What the exercise asks:
All of the lines below are to be printed again exactly; images are excluded from the output.

......

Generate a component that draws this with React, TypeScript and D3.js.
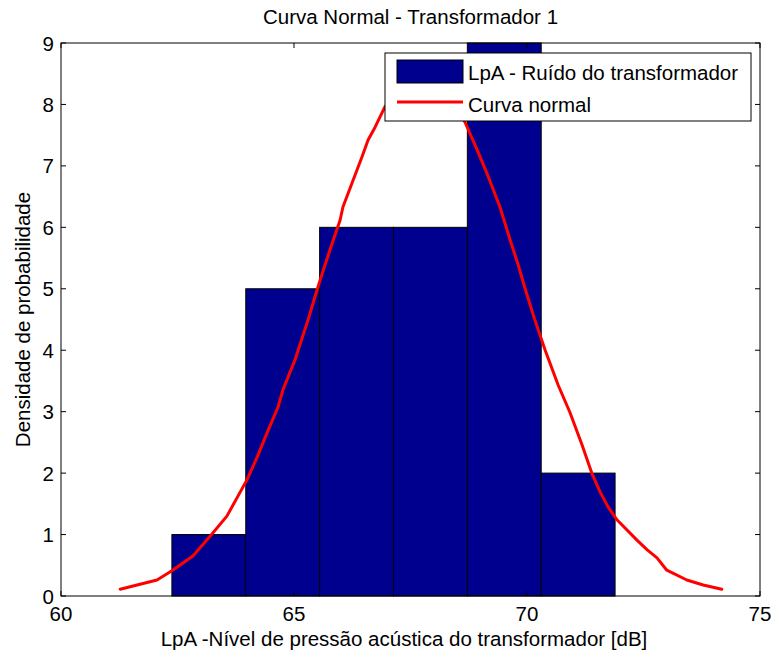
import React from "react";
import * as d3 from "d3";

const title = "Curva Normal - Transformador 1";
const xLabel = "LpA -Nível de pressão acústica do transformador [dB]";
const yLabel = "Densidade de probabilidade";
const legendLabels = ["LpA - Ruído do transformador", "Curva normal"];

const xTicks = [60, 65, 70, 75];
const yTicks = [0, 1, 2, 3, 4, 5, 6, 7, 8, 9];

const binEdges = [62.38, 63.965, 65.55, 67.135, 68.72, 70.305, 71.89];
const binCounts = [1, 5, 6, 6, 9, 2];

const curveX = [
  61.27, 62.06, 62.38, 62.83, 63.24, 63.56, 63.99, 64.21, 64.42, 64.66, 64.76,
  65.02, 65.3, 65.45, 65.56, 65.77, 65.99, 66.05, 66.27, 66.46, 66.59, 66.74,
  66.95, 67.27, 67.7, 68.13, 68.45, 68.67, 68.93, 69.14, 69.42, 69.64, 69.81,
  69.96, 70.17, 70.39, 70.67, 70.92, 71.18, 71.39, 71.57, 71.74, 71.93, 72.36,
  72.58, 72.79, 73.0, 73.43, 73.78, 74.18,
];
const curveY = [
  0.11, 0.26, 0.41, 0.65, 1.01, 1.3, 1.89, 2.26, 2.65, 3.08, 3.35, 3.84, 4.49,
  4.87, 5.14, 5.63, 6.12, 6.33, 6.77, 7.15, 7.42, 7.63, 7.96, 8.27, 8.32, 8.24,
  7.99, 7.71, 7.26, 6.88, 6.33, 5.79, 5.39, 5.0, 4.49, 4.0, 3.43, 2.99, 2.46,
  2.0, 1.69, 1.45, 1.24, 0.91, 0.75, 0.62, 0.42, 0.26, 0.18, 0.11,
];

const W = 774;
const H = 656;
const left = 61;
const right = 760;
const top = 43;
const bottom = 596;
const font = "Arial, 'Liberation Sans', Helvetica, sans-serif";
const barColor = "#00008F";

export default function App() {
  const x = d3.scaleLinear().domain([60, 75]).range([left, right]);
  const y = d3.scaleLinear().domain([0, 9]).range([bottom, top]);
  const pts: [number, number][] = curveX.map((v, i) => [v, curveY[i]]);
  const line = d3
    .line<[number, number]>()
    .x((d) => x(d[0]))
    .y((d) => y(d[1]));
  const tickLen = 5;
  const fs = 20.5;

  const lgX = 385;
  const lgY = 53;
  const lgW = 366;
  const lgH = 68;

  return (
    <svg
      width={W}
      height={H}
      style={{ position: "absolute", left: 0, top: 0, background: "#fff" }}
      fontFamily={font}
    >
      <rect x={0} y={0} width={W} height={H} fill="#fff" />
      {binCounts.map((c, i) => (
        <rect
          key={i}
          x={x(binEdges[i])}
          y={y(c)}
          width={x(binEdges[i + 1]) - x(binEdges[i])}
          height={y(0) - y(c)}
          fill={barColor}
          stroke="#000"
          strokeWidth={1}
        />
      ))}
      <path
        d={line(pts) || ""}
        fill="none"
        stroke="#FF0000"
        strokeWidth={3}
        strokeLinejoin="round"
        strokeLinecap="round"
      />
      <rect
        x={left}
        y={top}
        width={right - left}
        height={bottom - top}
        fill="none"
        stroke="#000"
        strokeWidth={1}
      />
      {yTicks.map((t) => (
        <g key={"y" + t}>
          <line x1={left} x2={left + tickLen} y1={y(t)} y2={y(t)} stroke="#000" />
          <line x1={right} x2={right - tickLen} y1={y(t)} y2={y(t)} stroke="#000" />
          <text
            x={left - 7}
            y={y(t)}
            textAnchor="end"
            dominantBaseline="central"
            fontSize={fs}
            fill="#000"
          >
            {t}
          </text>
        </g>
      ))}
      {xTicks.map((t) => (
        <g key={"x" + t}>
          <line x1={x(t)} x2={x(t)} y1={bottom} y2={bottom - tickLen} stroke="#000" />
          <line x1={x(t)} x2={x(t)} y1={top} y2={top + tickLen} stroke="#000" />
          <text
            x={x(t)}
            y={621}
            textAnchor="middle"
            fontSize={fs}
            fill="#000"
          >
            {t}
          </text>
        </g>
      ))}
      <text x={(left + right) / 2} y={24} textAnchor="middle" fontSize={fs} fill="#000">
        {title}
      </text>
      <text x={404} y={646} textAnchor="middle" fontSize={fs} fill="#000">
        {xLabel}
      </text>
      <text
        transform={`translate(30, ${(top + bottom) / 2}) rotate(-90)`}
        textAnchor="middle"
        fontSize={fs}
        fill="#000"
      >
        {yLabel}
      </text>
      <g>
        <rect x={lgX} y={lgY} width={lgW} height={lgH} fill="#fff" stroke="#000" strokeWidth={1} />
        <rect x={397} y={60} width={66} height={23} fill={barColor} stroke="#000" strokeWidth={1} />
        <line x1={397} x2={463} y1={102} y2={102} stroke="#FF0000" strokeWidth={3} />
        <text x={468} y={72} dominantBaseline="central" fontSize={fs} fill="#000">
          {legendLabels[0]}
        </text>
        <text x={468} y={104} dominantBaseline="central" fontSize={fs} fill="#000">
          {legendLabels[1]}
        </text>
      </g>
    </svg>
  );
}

......

Task answer:
Generate a component that draws this with React, TypeScript and D3.js.
import React from "react";
import * as d3 from "d3";

const title = "Curva Normal - Transformador 1";
const xLabel = "LpA -Nível de pressão acústica do transformador [dB]";
const yLabel = "Densidade de probabilidade";
const legendLabels = ["LpA - Ruído do transformador", "Curva normal"];

const xTicks = [60, 65, 70, 75];
const yTicks = [0, 1, 2, 3, 4, 5, 6, 7, 8, 9];

const binEdges = [62.38, 63.965, 65.55, 67.135, 68.72, 70.305, 71.89];
const binCounts = [1, 5, 6, 6, 9, 2];

const curveX = [
  61.27, 62.06, 62.38, 62.83, 63.24, 63.56, 63.99, 64.21, 64.42, 64.66, 64.76,
  65.02, 65.3, 65.45, 65.56, 65.77, 65.99, 66.05, 66.27, 66.46, 66.59, 66.74,
  66.95, 67.27, 67.7, 68.13, 68.45, 68.67, 68.93, 69.14, 69.42, 69.64, 69.81,
  69.96, 70.17, 70.39, 70.67, 70.92, 71.18, 71.39, 71.57, 71.74, 71.93, 72.36,
  72.58, 72.79, 73.0, 73.43, 73.78, 74.18,
];
const curveY = [
  0.11, 0.26, 0.41, 0.65, 1.01, 1.3, 1.89, 2.26, 2.65, 3.08, 3.35, 3.84, 4.49,
  4.87, 5.14, 5.63, 6.12, 6.33, 6.77, 7.15, 7.42, 7.63, 7.96, 8.27, 8.32, 8.24,
  7.99, 7.71, 7.26, 6.88, 6.33, 5.79, 5.39, 5.0, 4.49, 4.0, 3.43, 2.99, 2.46,
  2.0, 1.69, 1.45, 1.24, 0.91, 0.75, 0.62, 0.42, 0.26, 0.18, 0.11,
];

const W = 774;
const H = 656;
const left = 61;
const right = 760;
const top = 43;
const bottom = 596;
const font = "Arial, 'Liberation Sans', Helvetica, sans-serif";
const barColor = "#00008F";

export default function App() {
  const x = d3.scaleLinear().domain([60, 75]).range([left, right]);
  const y = d3.scaleLinear().domain([0, 9]).range([bottom, top]);
  const pts: [number, number][] = curveX.map((v, i) => [v, curveY[i]]);
  const line = d3
    .line<[number, number]>()
    .x((d) => x(d[0]))
    .y((d) => y(d[1]));
  const tickLen = 5;
  const fs = 20.5;

  const lgX = 385;
  const lgY = 53;
  const lgW = 366;
  const lgH = 68;

  return (
    <svg
      width={W}
      height={H}
      style={{ position: "absolute", left: 0, top: 0, background: "#fff" }}
      fontFamily={font}
    >
      <rect x={0} y={0} width={W} height={H} fill="#fff" />
      {binCounts.map((c, i) => (
        <rect
          key={i}
          x={x(binEdges[i])}
          y={y(c)}
          width={x(binEdges[i + 1]) - x(binEdges[i])}
          height={y(0) - y(c)}
          fill={barColor}
          stroke="#000"
          strokeWidth={1}
        />
      ))}
      <path
        d={line(pts) || ""}
        fill="none"
        stroke="#FF0000"
        strokeWidth={3}
        strokeLinejoin="round"
        strokeLinecap="round"
      />
      <rect
        x={left}
        y={top}
        width={right - left}
        height={bottom - top}
        fill="none"
        stroke="#000"
        strokeWidth={1}
      />
      {yTicks.map((t) => (
        <g key={"y" + t}>
          <line x1={left} x2={left + tickLen} y1={y(t)} y2={y(t)} stroke="#000" />
          <line x1={right} x2={right - tickLen} y1={y(t)} y2={y(t)} stroke="#000" />
          <text
            x={left - 7}
            y={y(t)}
            textAnchor="end"
            dominantBaseline="central"
            fontSize={fs}
            fill="#000"
          >
            {t}
          </text>
        </g>
      ))}
      {xTicks.map((t) => (
        <g key={"x" + t}>
          <line x1={x(t)} x2={x(t)} y1={bottom} y2={bottom - tickLen} stroke="#000" />
          <line x1={x(t)} x2={x(t)} y1={top} y2={top + tickLen} stroke="#000" />
          <text
            x={x(t)}
            y={621}
            textAnchor="middle"
            fontSize={fs}
            fill="#000"
          >
            {t}
          </text>
        </g>
      ))}
      <text x={(left + right) / 2} y={24} textAnchor="middle" fontSize={fs} fill="#000">
        {title}
      </text>
      <text x={404} y={646} textAnchor="middle" fontSize={fs} fill="#000">
        {xLabel}
      </text>
      <text
        transform={`translate(30, ${(top + bottom) / 2}) rotate(-90)`}
        textAnchor="middle"
        fontSize={fs}
        fill="#000"
      >
        {yLabel}
      </text>
      <g>
        <rect x={lgX} y={lgY} width={lgW} height={lgH} fill="#fff" stroke="#000" strokeWidth={1} />
        <rect x={397} y={60} width={66} height={23} fill={barColor} stroke="#000" strokeWidth={1} />
        <line x1={397} x2={463} y1={102} y2={102} stroke="#FF0000" strokeWidth={3} />
        <text x={468} y={72} dominantBaseline="central" fontSize={fs} fill="#000">
          {legendLabels[0]}
        </text>
        <text x={468} y={104} dominantBaseline="central" fontSize={fs} fill="#000">
          {legendLabels[1]}
        </text>
      </g>
    </svg>
  );
}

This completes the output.